The abundance of schools offering degrees in game development is another unique resource in the Phoenix region. It’s proven immensely valuable to local companies. Jason Moore, owner and co-founder of social game developer Broken Bulb Studios, affirms this in a recent interview with Social Games Today. “We get a lot of our talent here from schools; we’ve got great contacts with the local schools,” he said. “We find awesome talent that way.”
The wealth of educated youth and inexpensive lifestyle are certainly an ideal petri dish for cultivating new studios, but there are slighter, subtler effects the area has on the mind and creative spirit. “Phoenix is still eccentric and inspiring,” Ben Ruiz said. Ruiz has been art director at Tempe-based development company Flashbang Studios since 2007. “It doesn’t have the density of a typical large city, so you still have to take a few steps in any direction to connect with other devs, but when you do, you stumble across all kinds of weird people doing cool things, which ultimately serves to keep a creative invigorated.”
I myself have lived in the Phoenix region for almost two years now and still find much of the landscape surprisingly breathtaking. There’s a liveliness in the land here, a variety of thriving plants and creatures that a non-desert dweller might not expect to see. On an off day, a hike through Arizona wilderness can be incredibly refreshing, both physically and mentally.
And many local devs agree.
“You can drive 30 minutes in any direction and be in the desert,” Ruiz said, “so you can camp and do drugs and draw pictures or just be by yourself.”
When the Phoenix branch of the IGDA started about a year ago, a curious thing happened. A community was being excavated from the sands and scorching pavement of the Phoenix streets. Developers — many for the first time — realized that there are others in the area who share that passion and have developed their own expertise. Kinships started to form.
“The best thing about Phoenix is that we already have a burgeoning community of game makers who demonstrate impressive technical chops as well as great design sense and openness,” said Ara Shirinian, senior designer at THQ Digital Studios Phoenix. “These people are in it because they genuinely love making the best games they possibly can and are continuously interested in improving the practice. You can feel it when you talk to them, and it rubs off in subtle and important ways.”
We’re lucky to hold meetings every month filled with individuals who love making games and share a strong passion for it. This may be most readily apparent at our game jams (48-hour-long game making competitions).
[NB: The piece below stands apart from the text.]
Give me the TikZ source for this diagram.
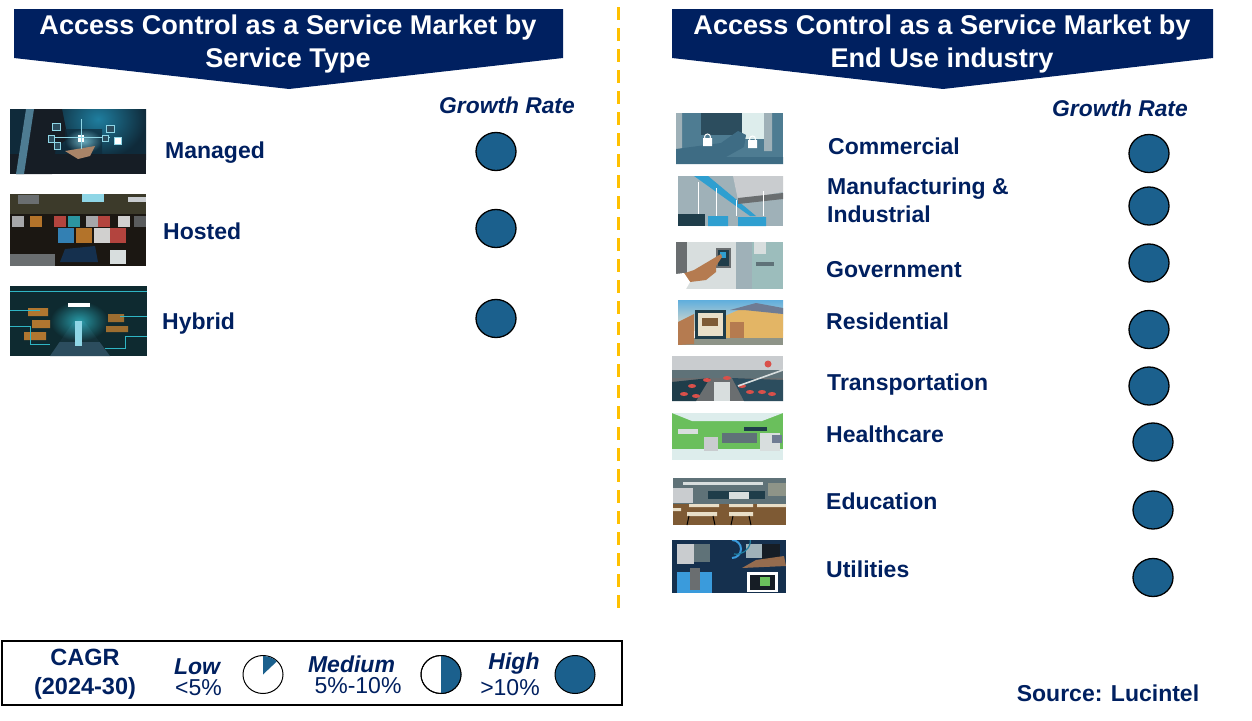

The spirit of collaboration and creativity reaches an all-time high as jammers strive not only to do the best on their games, but to help everyone around them do the same. It’s an incredibly energizing environment.
Pulver believes the people themselves are one of the area’s greatest perks.
“The spirit of the game development community here shines as bright as the sun when it’s beating you into the ground during a blistering 120 degree fry-an-egg-on-the-sidewalk day in July,” he said. “Seriously, what were you doing outside anyway? You should be indoors working on games.”
Being a game developer in Phoenix has its challenges. The climate isn’t for everyone, and the number of game development companies in the area is still fairly small.
“Though Phoenix has a good number of independent developers, very few large game studios exist in the area,” Koontz said, “which makes for an incomplete ecosystem and a general drain of talent as people move elsewhere.”
Even this can be flipped on its bright side, though. Entrepreneurial ventures stand a much higher chance, the independent development community is thriving and the established game companies in the area find themselves presented with a unique situation, which some have turned advantageous.
“The great thing about being a game developer in the Phoenix area is also the challenge,” said Robert Nelson, CEO and co-founder of Broken Bulb Studios. “There really aren’t very many others here. In the gaming industry, you’re incredibly isolated here, which helps keep you innovative and creative. There’s no concern for what the developers down the street are doing because there are no developers down the street.”
Local developers see a bright future for the Phoenix area — and not just literally.
“I believe that over the next several years Phoenix will be increasingly viewed upon as a major hub of game development,” Shirinian said.
“The game dev community in Phoenix has been a constant inspiration for me,” Pulver said, “and I can’t wait to see what the future holds.”